Reproduce each line from the first in the data through the line that contains "0.076, 0.080, 0.084]" exactly; give nothing else.

(begin)

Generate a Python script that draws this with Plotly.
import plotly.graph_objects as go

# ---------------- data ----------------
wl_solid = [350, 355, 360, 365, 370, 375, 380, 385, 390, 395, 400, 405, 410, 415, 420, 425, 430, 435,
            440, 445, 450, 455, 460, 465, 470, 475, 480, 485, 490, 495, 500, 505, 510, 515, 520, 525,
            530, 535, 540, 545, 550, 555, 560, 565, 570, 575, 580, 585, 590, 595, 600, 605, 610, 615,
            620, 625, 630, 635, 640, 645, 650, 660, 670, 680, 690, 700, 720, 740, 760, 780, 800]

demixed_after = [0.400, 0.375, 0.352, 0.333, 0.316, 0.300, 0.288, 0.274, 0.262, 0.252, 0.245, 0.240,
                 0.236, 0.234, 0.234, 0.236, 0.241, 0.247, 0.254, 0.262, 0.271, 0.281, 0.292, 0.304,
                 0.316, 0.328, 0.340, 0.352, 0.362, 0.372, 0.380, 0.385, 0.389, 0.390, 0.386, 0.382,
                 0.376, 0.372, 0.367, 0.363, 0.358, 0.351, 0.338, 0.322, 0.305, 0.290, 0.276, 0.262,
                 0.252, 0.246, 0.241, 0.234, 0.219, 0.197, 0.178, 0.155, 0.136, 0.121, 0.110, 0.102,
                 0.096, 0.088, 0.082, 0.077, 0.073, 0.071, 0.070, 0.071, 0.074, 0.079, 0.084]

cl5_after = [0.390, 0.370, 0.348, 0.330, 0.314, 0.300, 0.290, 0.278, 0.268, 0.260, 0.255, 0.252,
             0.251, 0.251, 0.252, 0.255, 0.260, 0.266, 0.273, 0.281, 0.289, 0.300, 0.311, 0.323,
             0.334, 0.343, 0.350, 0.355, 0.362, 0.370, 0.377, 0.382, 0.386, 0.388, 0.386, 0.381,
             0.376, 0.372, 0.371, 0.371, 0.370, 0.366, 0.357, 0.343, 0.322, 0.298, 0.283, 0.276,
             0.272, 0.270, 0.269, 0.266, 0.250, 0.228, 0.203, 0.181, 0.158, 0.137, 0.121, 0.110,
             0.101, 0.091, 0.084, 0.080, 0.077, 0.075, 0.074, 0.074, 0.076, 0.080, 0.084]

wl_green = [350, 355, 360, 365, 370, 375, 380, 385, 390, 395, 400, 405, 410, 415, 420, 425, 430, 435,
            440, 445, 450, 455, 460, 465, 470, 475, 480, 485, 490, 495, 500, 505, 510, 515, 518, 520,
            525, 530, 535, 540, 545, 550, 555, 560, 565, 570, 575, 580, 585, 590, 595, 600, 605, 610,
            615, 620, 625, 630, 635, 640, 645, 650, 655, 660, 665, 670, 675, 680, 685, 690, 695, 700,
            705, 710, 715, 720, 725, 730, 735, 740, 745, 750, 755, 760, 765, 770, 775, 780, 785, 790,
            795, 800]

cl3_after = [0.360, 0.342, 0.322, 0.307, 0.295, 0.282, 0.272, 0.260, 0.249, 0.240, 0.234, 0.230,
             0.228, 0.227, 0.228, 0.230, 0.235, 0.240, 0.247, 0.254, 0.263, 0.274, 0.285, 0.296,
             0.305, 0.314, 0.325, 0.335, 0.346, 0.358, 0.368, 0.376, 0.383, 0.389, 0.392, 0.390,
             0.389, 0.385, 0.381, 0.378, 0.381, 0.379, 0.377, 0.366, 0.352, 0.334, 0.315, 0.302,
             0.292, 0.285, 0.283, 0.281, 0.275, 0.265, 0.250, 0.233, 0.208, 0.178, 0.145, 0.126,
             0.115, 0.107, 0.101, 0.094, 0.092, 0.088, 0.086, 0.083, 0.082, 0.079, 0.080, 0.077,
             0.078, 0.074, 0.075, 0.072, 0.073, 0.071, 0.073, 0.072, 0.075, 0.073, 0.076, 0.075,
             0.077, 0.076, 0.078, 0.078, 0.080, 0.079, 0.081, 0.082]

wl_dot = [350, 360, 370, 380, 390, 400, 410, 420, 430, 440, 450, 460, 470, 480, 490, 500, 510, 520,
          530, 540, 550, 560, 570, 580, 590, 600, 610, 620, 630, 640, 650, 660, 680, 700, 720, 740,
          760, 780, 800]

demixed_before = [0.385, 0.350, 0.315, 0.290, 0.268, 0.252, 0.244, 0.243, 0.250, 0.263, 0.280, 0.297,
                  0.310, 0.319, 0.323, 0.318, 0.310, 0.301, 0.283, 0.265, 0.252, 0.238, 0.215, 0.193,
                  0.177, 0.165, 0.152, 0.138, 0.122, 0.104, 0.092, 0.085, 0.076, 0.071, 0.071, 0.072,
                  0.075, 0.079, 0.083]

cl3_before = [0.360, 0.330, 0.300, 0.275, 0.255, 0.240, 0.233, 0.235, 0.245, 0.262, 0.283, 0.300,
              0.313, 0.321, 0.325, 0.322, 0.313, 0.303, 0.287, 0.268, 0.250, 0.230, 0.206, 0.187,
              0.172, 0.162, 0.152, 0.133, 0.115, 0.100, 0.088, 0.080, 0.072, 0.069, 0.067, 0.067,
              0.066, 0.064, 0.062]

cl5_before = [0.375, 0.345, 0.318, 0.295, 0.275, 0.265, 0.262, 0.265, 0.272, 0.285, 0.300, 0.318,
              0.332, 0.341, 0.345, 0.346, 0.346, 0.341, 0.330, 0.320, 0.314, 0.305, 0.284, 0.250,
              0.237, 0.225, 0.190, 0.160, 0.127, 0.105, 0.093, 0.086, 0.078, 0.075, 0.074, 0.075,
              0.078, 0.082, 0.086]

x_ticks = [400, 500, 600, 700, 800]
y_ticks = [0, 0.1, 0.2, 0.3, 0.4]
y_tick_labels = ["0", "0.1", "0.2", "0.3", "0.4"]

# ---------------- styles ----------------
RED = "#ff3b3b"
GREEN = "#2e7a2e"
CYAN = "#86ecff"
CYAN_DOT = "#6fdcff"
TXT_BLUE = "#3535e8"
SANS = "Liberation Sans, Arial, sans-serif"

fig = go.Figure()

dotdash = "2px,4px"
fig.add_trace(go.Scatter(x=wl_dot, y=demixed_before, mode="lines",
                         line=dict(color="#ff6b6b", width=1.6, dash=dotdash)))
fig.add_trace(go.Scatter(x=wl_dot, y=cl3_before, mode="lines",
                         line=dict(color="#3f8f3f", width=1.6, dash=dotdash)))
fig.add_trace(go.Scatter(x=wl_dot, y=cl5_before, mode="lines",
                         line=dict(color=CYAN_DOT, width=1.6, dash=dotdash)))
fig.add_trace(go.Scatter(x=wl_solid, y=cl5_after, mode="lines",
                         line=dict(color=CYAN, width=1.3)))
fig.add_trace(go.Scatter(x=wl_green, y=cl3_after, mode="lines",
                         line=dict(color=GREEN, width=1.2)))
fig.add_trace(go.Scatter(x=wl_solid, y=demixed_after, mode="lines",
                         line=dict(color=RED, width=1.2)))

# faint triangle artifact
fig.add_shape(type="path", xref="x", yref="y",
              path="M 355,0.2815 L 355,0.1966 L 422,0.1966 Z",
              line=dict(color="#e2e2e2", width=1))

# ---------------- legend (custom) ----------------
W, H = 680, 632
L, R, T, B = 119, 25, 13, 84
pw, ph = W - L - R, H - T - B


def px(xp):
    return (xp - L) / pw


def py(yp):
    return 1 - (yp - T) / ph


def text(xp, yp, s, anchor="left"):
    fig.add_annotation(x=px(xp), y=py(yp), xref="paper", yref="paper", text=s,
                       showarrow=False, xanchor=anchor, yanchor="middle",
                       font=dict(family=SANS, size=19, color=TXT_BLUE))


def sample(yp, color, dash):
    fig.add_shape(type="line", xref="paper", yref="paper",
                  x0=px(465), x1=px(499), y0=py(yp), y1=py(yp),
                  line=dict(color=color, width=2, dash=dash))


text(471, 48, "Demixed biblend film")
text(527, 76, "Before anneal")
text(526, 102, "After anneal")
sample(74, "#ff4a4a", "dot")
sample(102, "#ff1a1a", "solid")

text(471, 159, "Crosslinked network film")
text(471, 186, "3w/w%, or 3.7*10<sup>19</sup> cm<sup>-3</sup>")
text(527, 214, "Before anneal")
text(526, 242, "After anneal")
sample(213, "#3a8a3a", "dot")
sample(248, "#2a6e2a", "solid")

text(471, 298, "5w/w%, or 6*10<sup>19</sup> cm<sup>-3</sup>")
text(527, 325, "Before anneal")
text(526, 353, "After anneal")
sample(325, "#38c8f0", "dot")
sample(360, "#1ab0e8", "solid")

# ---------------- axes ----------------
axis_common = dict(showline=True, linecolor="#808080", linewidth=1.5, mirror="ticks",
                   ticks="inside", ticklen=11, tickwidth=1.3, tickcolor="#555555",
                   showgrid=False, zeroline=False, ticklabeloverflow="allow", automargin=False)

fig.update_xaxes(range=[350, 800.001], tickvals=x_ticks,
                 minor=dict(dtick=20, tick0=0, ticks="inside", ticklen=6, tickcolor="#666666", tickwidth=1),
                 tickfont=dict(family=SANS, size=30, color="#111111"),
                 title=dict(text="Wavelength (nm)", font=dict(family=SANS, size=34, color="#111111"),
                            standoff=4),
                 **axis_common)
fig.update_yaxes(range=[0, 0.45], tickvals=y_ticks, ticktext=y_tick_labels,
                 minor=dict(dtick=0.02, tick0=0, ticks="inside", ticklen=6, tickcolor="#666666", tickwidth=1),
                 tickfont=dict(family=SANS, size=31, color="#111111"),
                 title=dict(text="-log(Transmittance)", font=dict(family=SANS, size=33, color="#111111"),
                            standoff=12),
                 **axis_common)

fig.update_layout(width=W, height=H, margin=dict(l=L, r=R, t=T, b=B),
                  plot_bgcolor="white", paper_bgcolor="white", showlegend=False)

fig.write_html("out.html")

(end)

→ SOLUTION
Generate a Python script that draws this with Plotly.
import plotly.graph_objects as go

# ---------------- data ----------------
wl_solid = [350, 355, 360, 365, 370, 375, 380, 385, 390, 395, 400, 405, 410, 415, 420, 425, 430, 435,
            440, 445, 450, 455, 460, 465, 470, 475, 480, 485, 490, 495, 500, 505, 510, 515, 520, 525,
            530, 535, 540, 545, 550, 555, 560, 565, 570, 575, 580, 585, 590, 595, 600, 605, 610, 615,
            620, 625, 630, 635, 640, 645, 650, 660, 670, 680, 690, 700, 720, 740, 760, 780, 800]

demixed_after = [0.400, 0.375, 0.352, 0.333, 0.316, 0.300, 0.288, 0.274, 0.262, 0.252, 0.245, 0.240,
                 0.236, 0.234, 0.234, 0.236, 0.241, 0.247, 0.254, 0.262, 0.271, 0.281, 0.292, 0.304,
                 0.316, 0.328, 0.340, 0.352, 0.362, 0.372, 0.380, 0.385, 0.389, 0.390, 0.386, 0.382,
                 0.376, 0.372, 0.367, 0.363, 0.358, 0.351, 0.338, 0.322, 0.305, 0.290, 0.276, 0.262,
                 0.252, 0.246, 0.241, 0.234, 0.219, 0.197, 0.178, 0.155, 0.136, 0.121, 0.110, 0.102,
                 0.096, 0.088, 0.082, 0.077, 0.073, 0.071, 0.070, 0.071, 0.074, 0.079, 0.084]

cl5_after = [0.390, 0.370, 0.348, 0.330, 0.314, 0.300, 0.290, 0.278, 0.268, 0.260, 0.255, 0.252,
             0.251, 0.251, 0.252, 0.255, 0.260, 0.266, 0.273, 0.281, 0.289, 0.300, 0.311, 0.323,
             0.334, 0.343, 0.350, 0.355, 0.362, 0.370, 0.377, 0.382, 0.386, 0.388, 0.386, 0.381,
             0.376, 0.372, 0.371, 0.371, 0.370, 0.366, 0.357, 0.343, 0.322, 0.298, 0.283, 0.276,
             0.272, 0.270, 0.269, 0.266, 0.250, 0.228, 0.203, 0.181, 0.158, 0.137, 0.121, 0.110,
             0.101, 0.091, 0.084, 0.080, 0.077, 0.075, 0.074, 0.074, 0.076, 0.080, 0.084]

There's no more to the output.